Changing Frames: A Riot or a Massacre?
The language of how we talk about what happened in Greenwood has changed over the last 100 years.
From "The Tulsa Race Riot" to the "Greenwood 'Black Wall Street' Massacre of 1921" to finally what we now call the "Tulsa Race Massacre of 1921," the names have changed, as well as our understanding of this event, over the last 100 years.
We have often heard, “a rose by any other name would not smell as sweet.” But, would a massacre by another name be taken as seriously? This is the problem of names and frames in the case of the Tulsa Race Massacre, previously and purposefully known as the Tulsa Race Riot.
What does it mean for this to be a massacre rather than a race riot?
While a ‘riot’ is generally defined as “a crowd of people disturbing the peace” or “a public disturbance,” as in one group of people collectively acting together, the events of 1921 in Tulsa do not fit this or any definition of a riot. On the other hand, a massacre is much closer to what happened that day: a massacre is defined by Oxford Dictionary as “an indiscriminate and brutal slaughter of people,” which helps to account for the large loss of life in the Tulsa Race Massacre. Merriam-Webster goes on to add that a massacre is also “an act of complete destruction,” in line with the burning of Greenwood that was part of the Tulsa Race Massacre. Other definitions note that massacre is from the French word for “carnage.” All of these definitions of massacre denote death and destruction, while many definitions of riot do not even fully account for the property damage done in Greenwood during the massacre. Some scholars and historians note that the event was initially called a riot in order for insurance companies to avoid liability on the swaths of Black homes and businesses that were burned during the massacre. Another misnomer is from Mrs. Mary E. Parrish’s 1922 book Events of the Tulsa Disaster, but like riot, disaster is another frame that moves blame and onus off of the white people of Tulsa, much like race riot does.
These images both speak to the one-sidedness of the event, rather than the more two-sided “race riot” which would involve Black people rioting as well, or the “Negro uprising” that white Tulsa papers reported. Instead we see Black Tulsans being rounded up and interned at the Convention Hall, “for their safety,” language familiar to anyone knowledgeable about the Japanese internment camps during WWII.
Images of internment
In the first image of Black men and women with armed white men, we see unarmed Black people and armed white people, the first sign of a power imbalance that does not fit with the ‘riot’ framing. They seem to be gathered up and out of their homes and lined up to walk. In the next two images of internment at the Convention Hall, we see people who have similarly been gathered up, now taken to a central location. While this could be so that people would stop rioting or protesting, instead with the first image it seems to be a different case. The first internment photo, we see a dangerous white mob sending Black people into the Convention Hall, and in the second internment photo we see police officers and white people guarding the doors.
Another issue with this purposeful kind of misnaming is that it allowed the city of Tulsa to deny help or compensation to victims of the “riot,” leading to the minimization of the event, as well as the national forgetting of the Greenwood massacre in the years after.
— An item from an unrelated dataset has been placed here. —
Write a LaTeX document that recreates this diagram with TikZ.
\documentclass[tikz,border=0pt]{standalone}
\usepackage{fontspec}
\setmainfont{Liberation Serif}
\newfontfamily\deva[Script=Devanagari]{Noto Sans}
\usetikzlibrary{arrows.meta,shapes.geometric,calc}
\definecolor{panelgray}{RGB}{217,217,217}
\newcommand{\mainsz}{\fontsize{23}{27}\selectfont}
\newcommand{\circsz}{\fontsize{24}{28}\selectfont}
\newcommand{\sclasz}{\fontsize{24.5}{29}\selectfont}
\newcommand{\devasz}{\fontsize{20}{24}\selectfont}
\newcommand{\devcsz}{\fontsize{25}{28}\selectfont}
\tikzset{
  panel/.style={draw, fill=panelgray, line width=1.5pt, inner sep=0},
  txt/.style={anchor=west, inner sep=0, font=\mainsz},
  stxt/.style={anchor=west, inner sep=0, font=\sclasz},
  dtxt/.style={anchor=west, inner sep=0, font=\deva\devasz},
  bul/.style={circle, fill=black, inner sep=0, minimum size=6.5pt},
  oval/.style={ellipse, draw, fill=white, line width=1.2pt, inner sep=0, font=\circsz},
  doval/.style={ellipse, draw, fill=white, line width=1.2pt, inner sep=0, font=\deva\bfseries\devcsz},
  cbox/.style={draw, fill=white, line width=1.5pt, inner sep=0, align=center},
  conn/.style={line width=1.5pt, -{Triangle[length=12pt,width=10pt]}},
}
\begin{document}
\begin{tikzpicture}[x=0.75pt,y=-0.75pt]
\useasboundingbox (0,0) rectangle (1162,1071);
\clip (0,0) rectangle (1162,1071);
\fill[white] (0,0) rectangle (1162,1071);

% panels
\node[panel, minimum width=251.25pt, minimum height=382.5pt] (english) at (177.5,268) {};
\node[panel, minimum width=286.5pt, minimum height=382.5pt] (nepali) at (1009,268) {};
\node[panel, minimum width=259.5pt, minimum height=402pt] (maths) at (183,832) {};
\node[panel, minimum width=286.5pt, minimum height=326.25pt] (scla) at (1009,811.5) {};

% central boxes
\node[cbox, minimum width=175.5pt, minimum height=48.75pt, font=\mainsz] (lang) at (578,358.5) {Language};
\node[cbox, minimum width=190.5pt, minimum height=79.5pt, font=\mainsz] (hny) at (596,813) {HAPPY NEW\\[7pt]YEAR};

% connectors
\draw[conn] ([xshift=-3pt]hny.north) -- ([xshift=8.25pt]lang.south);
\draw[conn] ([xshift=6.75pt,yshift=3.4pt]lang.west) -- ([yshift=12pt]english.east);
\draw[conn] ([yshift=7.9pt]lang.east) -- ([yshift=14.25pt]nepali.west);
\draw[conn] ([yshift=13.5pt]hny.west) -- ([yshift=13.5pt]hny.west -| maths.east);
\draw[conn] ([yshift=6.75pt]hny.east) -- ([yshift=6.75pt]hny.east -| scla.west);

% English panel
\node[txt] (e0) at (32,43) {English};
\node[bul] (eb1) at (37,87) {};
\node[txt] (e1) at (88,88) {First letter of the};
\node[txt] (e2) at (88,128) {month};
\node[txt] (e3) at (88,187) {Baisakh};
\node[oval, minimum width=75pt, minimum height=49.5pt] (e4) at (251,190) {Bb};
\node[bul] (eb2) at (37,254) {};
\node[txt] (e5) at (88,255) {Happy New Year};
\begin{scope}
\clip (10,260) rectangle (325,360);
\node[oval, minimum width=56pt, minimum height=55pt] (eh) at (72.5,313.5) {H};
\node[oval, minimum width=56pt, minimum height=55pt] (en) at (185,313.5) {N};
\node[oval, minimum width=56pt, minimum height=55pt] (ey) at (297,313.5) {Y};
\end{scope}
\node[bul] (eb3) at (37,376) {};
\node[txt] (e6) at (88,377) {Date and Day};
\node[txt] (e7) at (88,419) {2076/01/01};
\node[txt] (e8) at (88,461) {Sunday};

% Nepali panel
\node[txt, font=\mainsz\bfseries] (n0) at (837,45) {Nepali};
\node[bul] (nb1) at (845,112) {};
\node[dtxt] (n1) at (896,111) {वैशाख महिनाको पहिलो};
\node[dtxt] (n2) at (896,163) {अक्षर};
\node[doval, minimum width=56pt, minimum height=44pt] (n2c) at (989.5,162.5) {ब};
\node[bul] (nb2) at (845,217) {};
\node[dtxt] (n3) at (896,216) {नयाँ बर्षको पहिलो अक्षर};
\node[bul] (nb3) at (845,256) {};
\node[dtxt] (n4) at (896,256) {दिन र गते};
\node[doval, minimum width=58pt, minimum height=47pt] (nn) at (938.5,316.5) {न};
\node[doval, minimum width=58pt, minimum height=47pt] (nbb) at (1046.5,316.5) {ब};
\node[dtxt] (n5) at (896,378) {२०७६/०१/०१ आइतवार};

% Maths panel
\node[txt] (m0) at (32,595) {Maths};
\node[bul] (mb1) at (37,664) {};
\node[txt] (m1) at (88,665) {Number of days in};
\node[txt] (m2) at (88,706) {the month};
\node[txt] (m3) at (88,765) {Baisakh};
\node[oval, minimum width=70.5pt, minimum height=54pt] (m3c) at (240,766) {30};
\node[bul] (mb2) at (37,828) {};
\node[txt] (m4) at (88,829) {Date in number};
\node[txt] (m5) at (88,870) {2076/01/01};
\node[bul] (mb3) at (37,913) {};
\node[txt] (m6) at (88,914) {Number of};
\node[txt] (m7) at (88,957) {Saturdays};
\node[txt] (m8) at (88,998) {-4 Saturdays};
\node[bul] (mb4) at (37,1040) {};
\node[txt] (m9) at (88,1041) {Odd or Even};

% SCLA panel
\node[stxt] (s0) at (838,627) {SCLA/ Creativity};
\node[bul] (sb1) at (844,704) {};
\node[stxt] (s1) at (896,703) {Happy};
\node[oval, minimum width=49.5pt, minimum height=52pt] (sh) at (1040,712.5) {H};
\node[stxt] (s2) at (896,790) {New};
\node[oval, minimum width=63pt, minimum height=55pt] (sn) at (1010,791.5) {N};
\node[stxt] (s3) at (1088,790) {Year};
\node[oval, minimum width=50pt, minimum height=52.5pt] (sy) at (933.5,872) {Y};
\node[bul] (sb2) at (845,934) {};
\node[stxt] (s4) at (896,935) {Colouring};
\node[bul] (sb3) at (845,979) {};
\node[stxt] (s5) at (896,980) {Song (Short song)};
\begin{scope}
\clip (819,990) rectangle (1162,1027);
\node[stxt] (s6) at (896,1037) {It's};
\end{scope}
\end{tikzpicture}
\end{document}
According to scholars Messer and Bell, framing the massacre as a riot also lay the blame on Greenwood and Black Tulsans, rather than white Tulsans, and the systematic racism that led to Dick Rowland’s arrest, with contemporary newspapers even calling the massacre a “Negro uprising.” However, in the images from the race massacre, it becomes clear that this was not the case, with white militias rounding up Black people and taking them to internment camps. With these images of internment, along with the many images of burned and ruined homes and businesses (almost all of Greenwood), it becomes clear that this was not merely a disaster, nor a riot, but indeed a racially-motivated massacre.
Even up until recently the Tulsa Race Massacre Centennial Commission was still called the Tulsa Race Riot Commission; a Change.org petition was created in 2019 to petition the commission to change its name,; the very govermental agency concerned with reparations and making right what happened in 1921. Even up until this year (2021), the Library of Congress still used "Tulsa race riot" as the subject heading for books about the race massacre, until a petition from the University of Oklahoma was successful in changing the subject heading to "Tulsa Race Massacre," nearly 100 years after the events.